-- Description of the task --
Below are entries; repeat exactly, and nothing else, the lines from the one holding "Clone this chart in Altair." through the one holding "years = list(range(1995, 2025))", inclusive. Leave the pictures out.
----- Data shown
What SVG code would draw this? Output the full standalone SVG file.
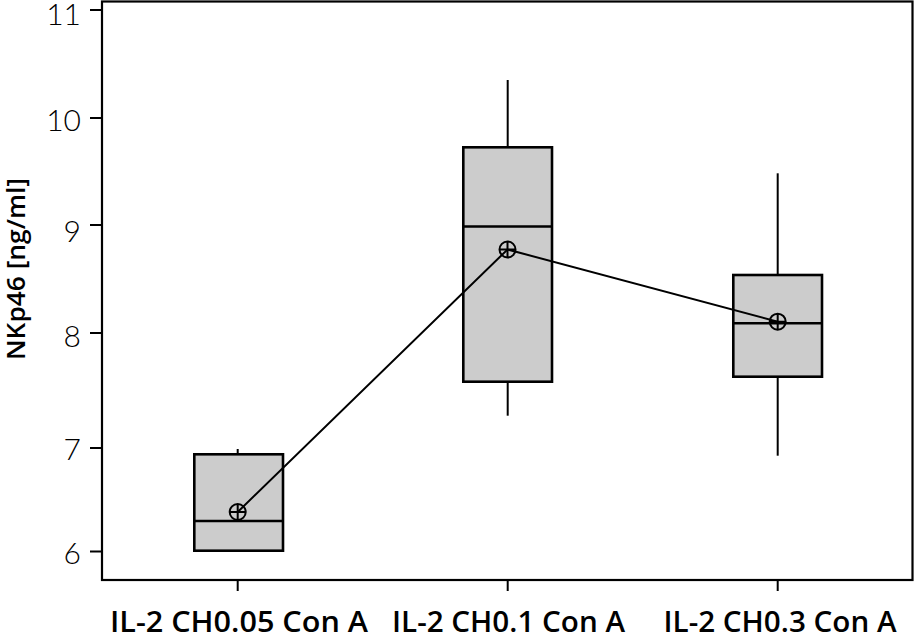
----------
----- Data shown
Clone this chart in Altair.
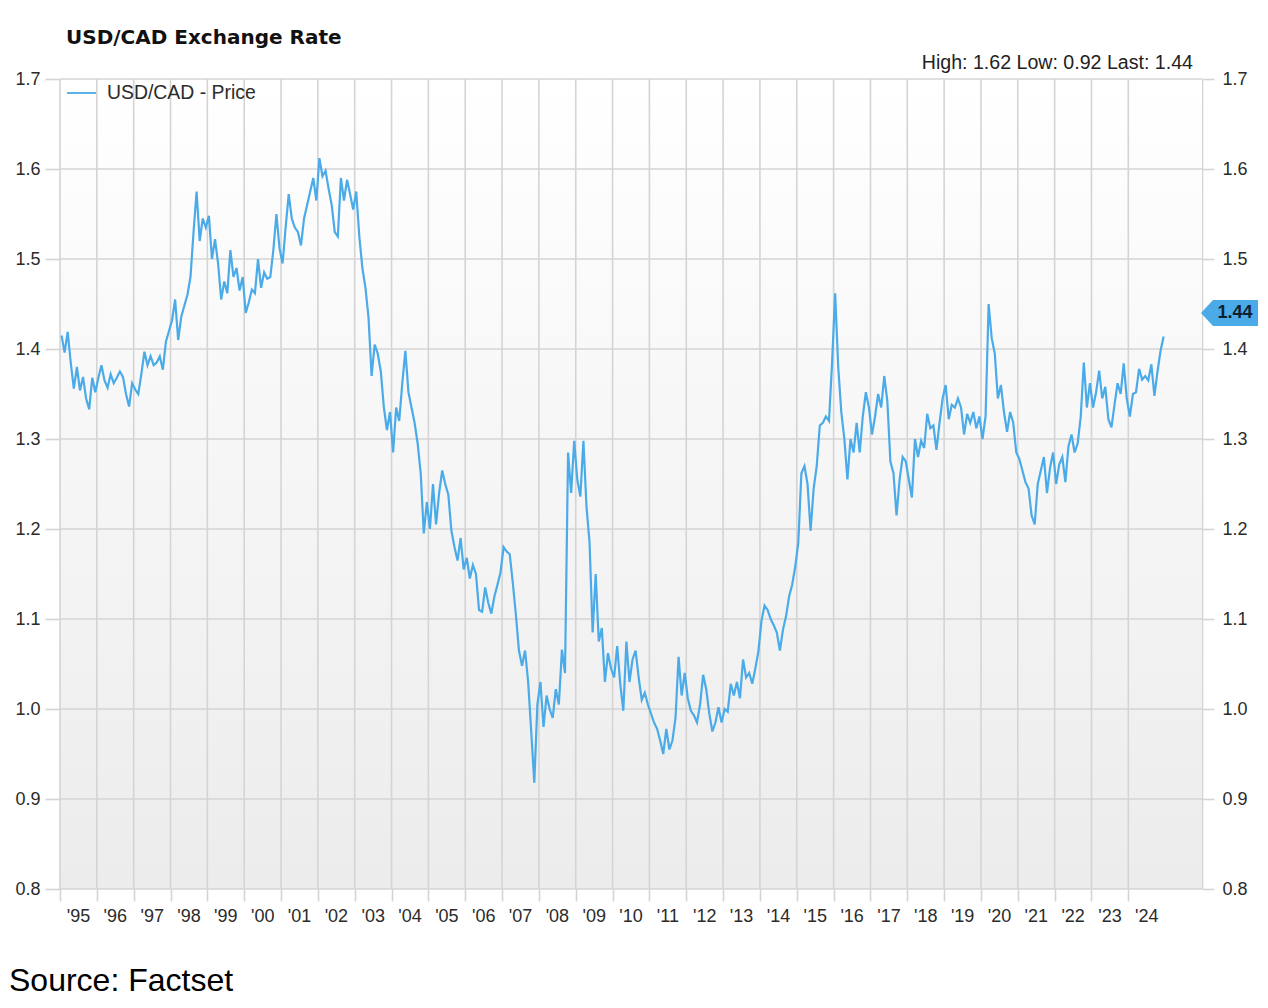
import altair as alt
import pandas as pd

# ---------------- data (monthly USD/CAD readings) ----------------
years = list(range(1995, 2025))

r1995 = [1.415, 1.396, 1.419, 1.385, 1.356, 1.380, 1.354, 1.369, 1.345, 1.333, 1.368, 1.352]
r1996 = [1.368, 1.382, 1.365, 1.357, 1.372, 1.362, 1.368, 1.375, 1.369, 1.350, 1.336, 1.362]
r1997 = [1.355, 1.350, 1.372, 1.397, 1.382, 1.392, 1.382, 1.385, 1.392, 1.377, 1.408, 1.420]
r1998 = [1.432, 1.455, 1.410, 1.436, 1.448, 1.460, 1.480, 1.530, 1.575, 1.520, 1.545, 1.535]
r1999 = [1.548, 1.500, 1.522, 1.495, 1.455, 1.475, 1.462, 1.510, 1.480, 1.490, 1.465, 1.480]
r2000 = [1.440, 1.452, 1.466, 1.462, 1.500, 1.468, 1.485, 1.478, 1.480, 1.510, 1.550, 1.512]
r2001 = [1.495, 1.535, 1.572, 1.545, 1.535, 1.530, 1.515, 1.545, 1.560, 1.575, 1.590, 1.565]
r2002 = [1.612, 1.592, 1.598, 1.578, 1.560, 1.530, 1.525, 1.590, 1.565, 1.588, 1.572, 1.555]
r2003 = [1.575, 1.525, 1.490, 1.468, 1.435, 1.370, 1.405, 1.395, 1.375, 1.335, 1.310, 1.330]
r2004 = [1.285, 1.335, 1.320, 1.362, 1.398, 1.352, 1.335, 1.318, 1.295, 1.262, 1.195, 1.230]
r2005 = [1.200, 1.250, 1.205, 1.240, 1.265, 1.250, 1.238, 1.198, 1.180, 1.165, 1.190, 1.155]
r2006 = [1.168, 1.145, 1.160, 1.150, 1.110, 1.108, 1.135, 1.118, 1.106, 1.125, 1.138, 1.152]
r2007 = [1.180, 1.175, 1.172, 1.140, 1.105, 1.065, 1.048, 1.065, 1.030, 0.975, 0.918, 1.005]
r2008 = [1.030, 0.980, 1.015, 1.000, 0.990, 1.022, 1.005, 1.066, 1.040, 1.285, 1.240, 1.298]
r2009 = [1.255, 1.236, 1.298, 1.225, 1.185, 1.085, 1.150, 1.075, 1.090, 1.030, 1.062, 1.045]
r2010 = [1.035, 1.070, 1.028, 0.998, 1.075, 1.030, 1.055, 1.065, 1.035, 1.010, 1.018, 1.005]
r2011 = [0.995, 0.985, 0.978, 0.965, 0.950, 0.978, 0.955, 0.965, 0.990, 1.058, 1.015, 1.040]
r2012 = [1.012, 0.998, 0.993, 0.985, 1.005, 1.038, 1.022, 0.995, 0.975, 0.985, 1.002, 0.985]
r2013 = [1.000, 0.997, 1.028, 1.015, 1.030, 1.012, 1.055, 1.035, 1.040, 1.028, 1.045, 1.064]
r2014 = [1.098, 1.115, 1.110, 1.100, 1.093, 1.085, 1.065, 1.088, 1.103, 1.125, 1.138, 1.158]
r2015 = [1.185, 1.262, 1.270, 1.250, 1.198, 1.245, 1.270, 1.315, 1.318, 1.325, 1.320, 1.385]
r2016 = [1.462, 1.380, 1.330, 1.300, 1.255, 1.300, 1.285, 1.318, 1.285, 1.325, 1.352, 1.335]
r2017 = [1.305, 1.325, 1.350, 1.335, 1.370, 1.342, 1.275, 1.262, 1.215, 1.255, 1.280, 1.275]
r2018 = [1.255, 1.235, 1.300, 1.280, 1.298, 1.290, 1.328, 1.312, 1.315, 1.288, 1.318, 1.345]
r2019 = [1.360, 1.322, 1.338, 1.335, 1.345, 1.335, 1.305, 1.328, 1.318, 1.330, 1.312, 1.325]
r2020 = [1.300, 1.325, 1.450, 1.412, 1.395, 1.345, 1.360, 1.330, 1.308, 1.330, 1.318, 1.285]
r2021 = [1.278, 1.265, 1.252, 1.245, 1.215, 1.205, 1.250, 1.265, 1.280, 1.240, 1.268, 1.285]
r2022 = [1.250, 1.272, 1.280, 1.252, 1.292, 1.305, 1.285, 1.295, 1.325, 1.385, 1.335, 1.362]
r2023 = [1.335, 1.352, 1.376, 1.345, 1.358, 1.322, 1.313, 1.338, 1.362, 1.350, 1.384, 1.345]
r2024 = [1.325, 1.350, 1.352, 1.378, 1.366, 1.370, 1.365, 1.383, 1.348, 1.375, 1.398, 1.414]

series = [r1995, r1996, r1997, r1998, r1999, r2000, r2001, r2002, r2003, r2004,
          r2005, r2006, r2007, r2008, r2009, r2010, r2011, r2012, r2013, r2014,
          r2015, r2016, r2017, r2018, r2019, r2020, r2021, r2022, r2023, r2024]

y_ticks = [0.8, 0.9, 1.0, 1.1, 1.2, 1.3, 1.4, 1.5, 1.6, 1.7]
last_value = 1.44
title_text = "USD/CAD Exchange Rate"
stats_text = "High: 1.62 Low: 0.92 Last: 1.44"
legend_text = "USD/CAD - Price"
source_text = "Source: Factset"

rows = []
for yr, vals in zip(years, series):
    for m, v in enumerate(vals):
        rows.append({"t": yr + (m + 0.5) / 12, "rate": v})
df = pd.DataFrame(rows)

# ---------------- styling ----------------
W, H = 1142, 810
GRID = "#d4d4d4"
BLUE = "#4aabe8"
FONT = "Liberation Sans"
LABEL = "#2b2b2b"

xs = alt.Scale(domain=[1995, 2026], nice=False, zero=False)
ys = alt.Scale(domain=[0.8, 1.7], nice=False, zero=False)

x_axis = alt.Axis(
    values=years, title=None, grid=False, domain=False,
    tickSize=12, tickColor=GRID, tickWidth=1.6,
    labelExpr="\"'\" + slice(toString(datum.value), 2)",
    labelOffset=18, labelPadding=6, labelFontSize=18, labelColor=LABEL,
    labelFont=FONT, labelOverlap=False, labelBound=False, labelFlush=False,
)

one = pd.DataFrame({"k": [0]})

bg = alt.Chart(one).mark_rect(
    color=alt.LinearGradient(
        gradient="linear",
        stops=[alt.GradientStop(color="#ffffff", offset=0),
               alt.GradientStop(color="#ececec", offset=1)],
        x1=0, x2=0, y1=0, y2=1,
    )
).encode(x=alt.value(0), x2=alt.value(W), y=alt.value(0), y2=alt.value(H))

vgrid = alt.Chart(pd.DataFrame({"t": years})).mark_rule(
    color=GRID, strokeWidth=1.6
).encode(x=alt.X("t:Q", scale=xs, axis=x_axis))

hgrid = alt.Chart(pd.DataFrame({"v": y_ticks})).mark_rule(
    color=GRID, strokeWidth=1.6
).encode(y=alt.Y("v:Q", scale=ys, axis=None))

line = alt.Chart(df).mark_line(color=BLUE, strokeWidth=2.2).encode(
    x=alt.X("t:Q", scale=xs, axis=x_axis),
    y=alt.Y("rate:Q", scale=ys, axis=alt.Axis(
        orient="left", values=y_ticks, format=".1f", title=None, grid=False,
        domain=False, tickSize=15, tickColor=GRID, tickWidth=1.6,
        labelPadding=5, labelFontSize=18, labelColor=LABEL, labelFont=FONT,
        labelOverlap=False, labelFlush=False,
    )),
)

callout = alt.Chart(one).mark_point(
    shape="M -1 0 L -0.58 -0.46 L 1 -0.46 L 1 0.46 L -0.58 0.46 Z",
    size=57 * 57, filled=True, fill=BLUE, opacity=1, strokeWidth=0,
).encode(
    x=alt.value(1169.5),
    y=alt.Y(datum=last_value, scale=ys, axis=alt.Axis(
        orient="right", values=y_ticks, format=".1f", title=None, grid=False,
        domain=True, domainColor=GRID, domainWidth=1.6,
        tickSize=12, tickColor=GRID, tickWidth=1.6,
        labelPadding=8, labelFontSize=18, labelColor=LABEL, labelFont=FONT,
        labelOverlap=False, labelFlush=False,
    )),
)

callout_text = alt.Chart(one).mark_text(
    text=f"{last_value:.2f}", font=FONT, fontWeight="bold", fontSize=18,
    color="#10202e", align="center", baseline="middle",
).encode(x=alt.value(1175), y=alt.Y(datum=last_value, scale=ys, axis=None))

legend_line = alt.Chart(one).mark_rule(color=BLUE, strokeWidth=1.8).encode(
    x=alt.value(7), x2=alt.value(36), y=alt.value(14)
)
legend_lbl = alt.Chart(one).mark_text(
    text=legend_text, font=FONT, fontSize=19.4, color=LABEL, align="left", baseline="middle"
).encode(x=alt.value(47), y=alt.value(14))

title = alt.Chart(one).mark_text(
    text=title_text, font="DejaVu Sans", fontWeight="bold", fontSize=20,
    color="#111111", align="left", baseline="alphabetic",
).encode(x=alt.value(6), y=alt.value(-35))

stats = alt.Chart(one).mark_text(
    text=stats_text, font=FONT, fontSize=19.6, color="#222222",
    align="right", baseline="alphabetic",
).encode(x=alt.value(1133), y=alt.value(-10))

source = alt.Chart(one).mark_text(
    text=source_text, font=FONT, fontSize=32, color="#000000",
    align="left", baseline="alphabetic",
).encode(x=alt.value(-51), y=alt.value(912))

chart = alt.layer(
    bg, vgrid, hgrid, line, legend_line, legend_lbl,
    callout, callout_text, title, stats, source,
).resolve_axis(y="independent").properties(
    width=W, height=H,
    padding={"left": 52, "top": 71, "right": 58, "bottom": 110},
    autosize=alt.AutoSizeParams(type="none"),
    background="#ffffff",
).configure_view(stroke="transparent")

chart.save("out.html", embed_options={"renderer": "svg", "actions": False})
----------
----- Data shown
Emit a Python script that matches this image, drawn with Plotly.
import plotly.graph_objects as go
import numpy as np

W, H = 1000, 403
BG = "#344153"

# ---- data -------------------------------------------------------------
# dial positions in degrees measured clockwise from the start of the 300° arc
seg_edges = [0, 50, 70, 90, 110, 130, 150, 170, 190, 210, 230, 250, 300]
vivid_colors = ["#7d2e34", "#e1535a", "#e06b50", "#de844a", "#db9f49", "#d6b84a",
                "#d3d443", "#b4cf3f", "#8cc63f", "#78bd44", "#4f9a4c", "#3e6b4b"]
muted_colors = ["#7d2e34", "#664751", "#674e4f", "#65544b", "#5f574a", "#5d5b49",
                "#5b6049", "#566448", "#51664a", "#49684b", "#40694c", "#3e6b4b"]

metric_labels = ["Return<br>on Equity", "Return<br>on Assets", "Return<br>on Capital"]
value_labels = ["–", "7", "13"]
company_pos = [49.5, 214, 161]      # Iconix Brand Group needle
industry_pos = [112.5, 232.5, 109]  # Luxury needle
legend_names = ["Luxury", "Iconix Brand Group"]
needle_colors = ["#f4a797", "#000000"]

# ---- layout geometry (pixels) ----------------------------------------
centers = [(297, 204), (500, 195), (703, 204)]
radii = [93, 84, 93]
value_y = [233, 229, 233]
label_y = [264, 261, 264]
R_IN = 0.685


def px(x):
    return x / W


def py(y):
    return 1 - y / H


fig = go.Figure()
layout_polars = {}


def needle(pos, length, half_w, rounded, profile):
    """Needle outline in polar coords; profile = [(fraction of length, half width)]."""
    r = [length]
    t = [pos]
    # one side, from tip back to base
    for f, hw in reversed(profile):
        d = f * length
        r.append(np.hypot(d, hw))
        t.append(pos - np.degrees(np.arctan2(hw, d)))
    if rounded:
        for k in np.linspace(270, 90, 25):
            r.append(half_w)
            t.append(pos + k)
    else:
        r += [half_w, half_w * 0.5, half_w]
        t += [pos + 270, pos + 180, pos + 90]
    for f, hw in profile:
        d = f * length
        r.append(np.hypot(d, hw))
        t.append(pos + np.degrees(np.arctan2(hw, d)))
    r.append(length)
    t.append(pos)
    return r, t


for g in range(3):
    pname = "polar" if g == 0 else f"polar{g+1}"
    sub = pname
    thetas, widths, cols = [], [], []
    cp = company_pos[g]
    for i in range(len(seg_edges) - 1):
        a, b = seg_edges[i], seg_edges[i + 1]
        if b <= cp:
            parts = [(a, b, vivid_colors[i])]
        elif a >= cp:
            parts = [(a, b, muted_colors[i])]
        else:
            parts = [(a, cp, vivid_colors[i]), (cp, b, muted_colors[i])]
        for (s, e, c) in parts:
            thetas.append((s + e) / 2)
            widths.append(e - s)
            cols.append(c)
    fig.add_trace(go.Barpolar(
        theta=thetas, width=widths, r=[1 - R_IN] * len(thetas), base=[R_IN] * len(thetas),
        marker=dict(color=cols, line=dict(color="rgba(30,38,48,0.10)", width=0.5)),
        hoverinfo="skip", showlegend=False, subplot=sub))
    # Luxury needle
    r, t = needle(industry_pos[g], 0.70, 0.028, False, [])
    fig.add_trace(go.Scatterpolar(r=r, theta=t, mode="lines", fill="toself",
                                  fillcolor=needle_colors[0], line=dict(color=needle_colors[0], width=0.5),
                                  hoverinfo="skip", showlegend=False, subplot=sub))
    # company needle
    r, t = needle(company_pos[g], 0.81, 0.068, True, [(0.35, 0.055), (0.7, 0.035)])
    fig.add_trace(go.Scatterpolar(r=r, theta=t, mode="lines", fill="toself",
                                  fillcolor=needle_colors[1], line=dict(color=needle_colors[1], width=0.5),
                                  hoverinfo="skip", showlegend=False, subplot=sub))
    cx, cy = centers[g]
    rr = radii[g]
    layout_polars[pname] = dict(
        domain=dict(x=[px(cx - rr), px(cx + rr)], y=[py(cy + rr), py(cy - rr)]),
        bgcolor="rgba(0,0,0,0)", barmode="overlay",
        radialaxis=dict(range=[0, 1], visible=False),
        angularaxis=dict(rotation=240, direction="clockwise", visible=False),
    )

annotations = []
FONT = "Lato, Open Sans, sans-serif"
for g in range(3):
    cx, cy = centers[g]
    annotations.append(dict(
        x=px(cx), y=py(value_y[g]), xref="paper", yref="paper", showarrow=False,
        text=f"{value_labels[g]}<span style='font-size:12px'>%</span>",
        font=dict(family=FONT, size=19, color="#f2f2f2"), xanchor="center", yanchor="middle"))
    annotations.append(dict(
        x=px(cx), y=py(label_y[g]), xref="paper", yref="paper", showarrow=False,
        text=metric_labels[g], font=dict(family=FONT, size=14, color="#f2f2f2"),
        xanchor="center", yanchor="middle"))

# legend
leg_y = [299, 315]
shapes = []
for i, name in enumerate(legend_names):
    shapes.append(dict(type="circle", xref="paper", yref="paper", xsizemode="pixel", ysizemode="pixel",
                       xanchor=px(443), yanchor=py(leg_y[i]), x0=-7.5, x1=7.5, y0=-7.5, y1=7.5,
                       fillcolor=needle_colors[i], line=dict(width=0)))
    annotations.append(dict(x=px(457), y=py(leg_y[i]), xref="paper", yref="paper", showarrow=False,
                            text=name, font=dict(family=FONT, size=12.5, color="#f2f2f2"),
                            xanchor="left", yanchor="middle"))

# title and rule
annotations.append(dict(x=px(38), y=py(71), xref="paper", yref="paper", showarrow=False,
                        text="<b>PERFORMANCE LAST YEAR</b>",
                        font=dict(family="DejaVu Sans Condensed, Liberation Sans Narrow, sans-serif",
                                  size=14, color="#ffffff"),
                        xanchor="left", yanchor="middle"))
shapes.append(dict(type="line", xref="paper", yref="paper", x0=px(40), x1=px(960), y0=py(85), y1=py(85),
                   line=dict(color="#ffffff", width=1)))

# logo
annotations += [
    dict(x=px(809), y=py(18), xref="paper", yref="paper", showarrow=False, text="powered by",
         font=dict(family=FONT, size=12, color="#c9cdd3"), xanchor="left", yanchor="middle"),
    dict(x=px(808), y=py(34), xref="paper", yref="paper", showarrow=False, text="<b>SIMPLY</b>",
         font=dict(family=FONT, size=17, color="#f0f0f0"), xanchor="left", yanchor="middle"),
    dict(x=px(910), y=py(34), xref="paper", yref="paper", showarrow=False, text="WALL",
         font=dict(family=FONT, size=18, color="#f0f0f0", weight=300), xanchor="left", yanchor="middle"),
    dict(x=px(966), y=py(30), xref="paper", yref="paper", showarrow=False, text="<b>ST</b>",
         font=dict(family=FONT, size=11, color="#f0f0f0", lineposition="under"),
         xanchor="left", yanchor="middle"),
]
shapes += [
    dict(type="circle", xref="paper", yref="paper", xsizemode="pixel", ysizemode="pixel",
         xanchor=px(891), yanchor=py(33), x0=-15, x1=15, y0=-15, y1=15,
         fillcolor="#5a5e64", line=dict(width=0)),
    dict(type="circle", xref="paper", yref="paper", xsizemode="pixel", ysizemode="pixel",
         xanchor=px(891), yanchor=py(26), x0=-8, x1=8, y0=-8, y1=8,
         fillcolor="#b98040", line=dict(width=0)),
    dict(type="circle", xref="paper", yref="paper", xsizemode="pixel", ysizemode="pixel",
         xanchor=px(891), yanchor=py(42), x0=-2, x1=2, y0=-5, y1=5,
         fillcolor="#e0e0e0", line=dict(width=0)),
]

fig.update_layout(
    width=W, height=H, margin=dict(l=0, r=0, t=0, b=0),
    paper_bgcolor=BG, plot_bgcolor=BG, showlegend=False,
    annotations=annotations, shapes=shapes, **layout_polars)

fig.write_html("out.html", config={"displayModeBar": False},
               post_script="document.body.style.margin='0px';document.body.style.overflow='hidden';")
----------
-- Finished task --
Clone this chart in Altair.
import altair as alt
import pandas as pd

# ---------------- data (monthly USD/CAD readings) ----------------
years = list(range(1995, 2025))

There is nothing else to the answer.